Taking into account its site at a stately palazzo among rolling hills and vineyards, the exhibition will suggest the mind of a fictionalized and somewhat eccentric collector at work. This invisible figure—composed, inevitably, from the amalgamated tastes and concerns of the exhibition’s three curators—has amassed and arranged a selection of contemporary and historical artworks alongside objects from the scientific and natural world in a space that is at once a palace, a museum, and a laboratory.

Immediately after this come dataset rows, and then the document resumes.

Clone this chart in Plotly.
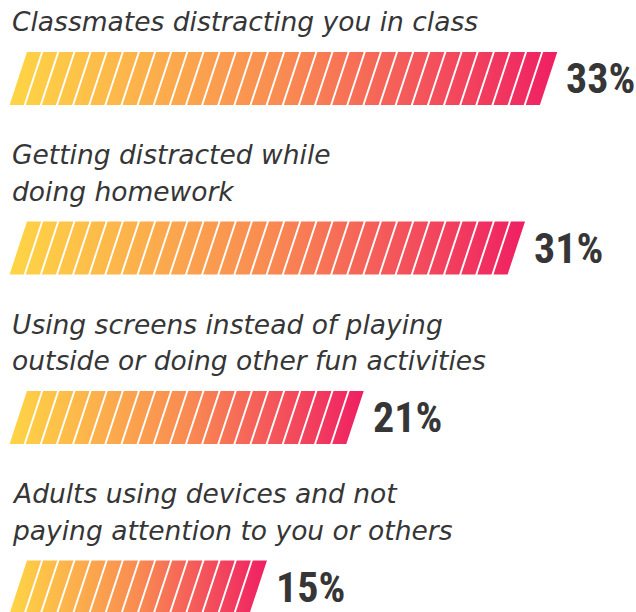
import plotly.graph_objects as go

# ---- data ----
labels = [
    ["Classmates distracting you in class"],
    ["Getting distracted while", "doing homework"],
    ["Using screens instead of playing", "outside or doing other fun activities"],
    ["Adults using devices and not", "paying attention to you or others"],
]
values = [33, 31, 21, 15]
value_labels = ["33%", "31%", "21%", "15%"]

# ---- layout constants ----
W, H = 636, 612
PX = 16.13          # pixels per percentage unit
X0 = 27             # pixel of value 0 at top edge of the bars
STRIPE = 0.876      # stripe width in units (rest is gap)
SLANT = 1.08        # horizontal shift of the bottom edge, units
BAR_H = 53
LINE_H = 36.5
FIRST_BASELINE = 31
LABEL_TO_BAR = 21
BAR_TO_NEXT = 59
LABEL_SIZE = 26.5

COLORSCALE = [[0.0, "#FFD545"], [0.5, "#F98B52"], [1.0, "#EF1F63"]]
TEXT_COLOR = "#363636"

fig = go.Figure()
annotations = []
y = FIRST_BASELINE
for lines, v, vl in zip(labels, values, value_labels):
    for k, line in enumerate(lines):
        baseline = y + k * LINE_H
        annotations.append(dict(
            text=line, x=10 / W, xref="paper", y=baseline - 0.346 * LABEL_SIZE, yref="y",
            xanchor="left", yanchor="middle", showarrow=False,
            font=dict(family="DejaVu Sans", size=LABEL_SIZE, color=TEXT_COLOR, style="italic"),
        ))
    top = y + (len(lines) - 1) * LINE_H + LABEL_TO_BAR
    bottom = top + BAR_H
    xs, ys = [], []
    for i in range(v):
        xs += [i, i + STRIPE, i + STRIPE - SLANT, i - SLANT, i, None]
        ys += [top, top, bottom, bottom, top, None]
    fig.add_trace(go.Scatter(
        x=xs, y=ys, mode="lines", fill="toself",
        line=dict(width=0, color="rgba(0,0,0,0)"),
        fillgradient=dict(type="horizontal", colorscale=COLORSCALE,
                          start=-SLANT, stop=v - (1 - STRIPE)),
        hoverinfo="skip", showlegend=False,
    ))
    annotations.append(dict(
        text=vl, x=v - (1 - STRIPE) + 7 / PX, xref="x",
        y=(top + bottom) / 2, yref="y",
        xanchor="left", yanchor="middle", showarrow=False,
        font=dict(family="Liberation Sans Narrow, Roboto Condensed, DejaVu Sans Condensed, sans-serif",
                  size=42, weight="bold", color=TEXT_COLOR),
    ))
    y = bottom + BAR_TO_NEXT

fig.update_layout(
    width=W, height=H,
    margin=dict(l=0, r=0, t=0, b=0),
    paper_bgcolor="white", plot_bgcolor="white",
    xaxis=dict(range=[-X0 / PX, (W - X0) / PX], visible=False, fixedrange=True),
    yaxis=dict(range=[H, 0], visible=False, fixedrange=True),
    annotations=annotations,
    showlegend=False,
)

fig.write_html(
    "out.html",
    config={"displayModeBar": False},
    post_script="document.body.style.margin='0';document.body.style.overflow='hidden';",
)
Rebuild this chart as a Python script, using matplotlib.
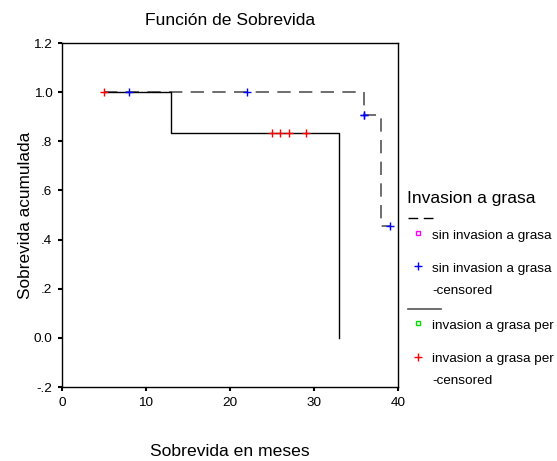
import matplotlib
matplotlib.use("Agg")
import matplotlib.pyplot as plt
from matplotlib.lines import Line2D

plt.rcParams['font.family'] = ['Liberation Sans', 'DejaVu Sans']

# Data
sin_step_t = [5, 36, 38, 39]
sin_step_s = [1.0, 0.909, 0.4545, 0.4545]
sin_cens_t = [8, 22, 36, 36, 39]
sin_cens_s = [1.0, 1.0, 0.909, 0.909, 0.4545]

inv_step_t = [5, 13, 33]
inv_step_s = [1.0, 0.833, 0.0]
inv_cens_t = [5, 25, 26, 27, 29]
inv_cens_s = [1.0, 0.833, 0.833, 0.833, 0.833]

x_ticks = [0, 10, 20, 30, 40]
y_ticks = [-0.2, 0.0, 0.2, 0.4, 0.6, 0.8, 1.0, 1.2]
y_tick_labels = ['-.2', '0.0', '.2', '.4', '.6', '.8', '1.0', '1.2']

legend_title = 'Invasion a grasa'
legend_labels = ['sin invasion a grasa', 'sin invasion a grasa\n-censored',
                 'invasion a grasa per', 'invasion a grasa per\n-censored']

W, H = 557, 461
fig = plt.figure(figsize=(W / 100, H / 100), dpi=100)
ax = fig.add_axes([62 / W, 1 - 387 / H, (398 - 62) / W, (387 - 43) / H])

dash_col = '#555555'
ax.plot(sin_step_t, sin_step_s, drawstyle='steps-post', color=dash_col,
        lw=1.2, dashes=(8, 5))
ax.plot(inv_step_t, inv_step_s, drawstyle='steps-post', color='black', lw=1.0)
ax.plot(sin_cens_t, sin_cens_s, ls='none', marker='+', color='blue', ms=6, mew=1.0)
ax.plot(inv_cens_t, inv_cens_s, ls='none', marker='+', color='red', ms=6, mew=1.0)

ax.set_xlim(0, 40)
ax.set_ylim(-0.2, 1.2)
ax.set_xticks(x_ticks)
ax.set_yticks(y_ticks)
ax.set_yticklabels(y_tick_labels)
ax.tick_params(direction='out', length=3, width=1.5, labelsize=9.7, pad=4)
for sp in ax.spines.values():
    sp.set_linewidth(1.0)

ax.set_title('Función de Sobrevida', fontsize=12.6, pad=13)
ax.set_xlabel('Sobrevida en meses', fontsize=12.6, labelpad=25.5)
ax.set_ylabel('Sobrevida acumulada', fontsize=12.4, labelpad=0.5)


def fy(y):
    return 1 - y / H


def fx(x):
    return x / W


# Legend (manual)
lf = 9.7
fig.text(fx(407), fy(199), legend_title, fontsize=12.6, va='center', ha='left')
fig.add_artist(Line2D([fx(408), fx(436)], [fy(218), fy(218)], color='black',
                      lw=1.0, dashes=(7, 4)))
fig.add_artist(Line2D([fx(418)], [fy(233)], marker='s', ms=3.5, mfc='none',
                      mec='magenta', mew=1.0, ls='none'))
fig.text(fx(432), fy(236), legend_labels[0], fontsize=lf, va='center')
fig.add_artist(Line2D([fx(418)], [fy(266)], marker='+', ms=6, color='blue',
                      mew=1.0, ls='none'))
fig.text(fx(432), fy(269), 'sin invasion a grasa', fontsize=lf, va='center')
fig.text(fx(432), fy(291), '-censored', fontsize=lf, va='center')
fig.add_artist(Line2D([fx(408), fx(441)], [fy(309), fy(309)], color='#555555', lw=1.2))
fig.add_artist(Line2D([fx(418)], [fy(323)], marker='s', ms=3.5, mfc='none',
                      mec='#00dd00', mew=1.0, ls='none'))
fig.text(fx(432), fy(326), legend_labels[2], fontsize=lf, va='center')
fig.add_artist(Line2D([fx(418)], [fy(357)], marker='+', ms=6, color='red',
                      mew=1.0, ls='none'))
fig.text(fx(432), fy(359), 'invasion a grasa per', fontsize=lf, va='center')
fig.text(fx(432), fy(381), '-censored', fontsize=lf, va='center')

fig.savefig('out.png', dpi=100)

An important touchstone informing both the curatorial methodology and conceptual content of this exhibition is Joris-Karl Huysmans’s seminal 1884 novel À rebours. This literary work introduces the character of Jean Des Esseintes, an aristocratic aesthete who withdraws to a rural palace, intent on creating his own insular sanctuary of beauty and reflection. In Esseintes’s hermetically sealed interior, the symbolic power of objects and their perception become a foundation for new forms of belief. Yet while Huysmans’s novel elevates artifice to a kind of apotheosis, the objects and artworks on view at Palazzo Re Rebaudengo are more firmly rooted in reality. In this way, To see an object, to see the light seeks to demonstrate that empiricism and wonder are not in opposition, but intimately intertwined.

At the exhibition’s core is an exploration of the interdependent notions of light and substance. Light, though immaterial, allows for the perception of the material world; the interplay of light against solid objects—the moon, for instance, or a mirror—is essential to vision. Works that take light as their source material or subject matter will therefore be displayed alongside others that emphatically assert their objecthood. In this way, both the totemic quality of materials and the physics of pure perception are evoked in an immersive installation that revels in sensuousness while still questioning the scientific causes at its root. This approach suggests a doubled understanding of vision as the source of both comprehension and imagination.

Artists: Salvatore Arancio, Francesco Barocco, Marco Basta, Alighiero e Boetti, Chiara Camoni, Mario Ciaramitaro, Piero Fogliati, Luca Francesconi, Linda Fregni Nagler, Francesco Gennari, Giovanni Giaretta, Isola e Norzi, Diego Marcon, Alek O., Agne Raceviciute, Carol Rama, Alessandro Sciaraffa.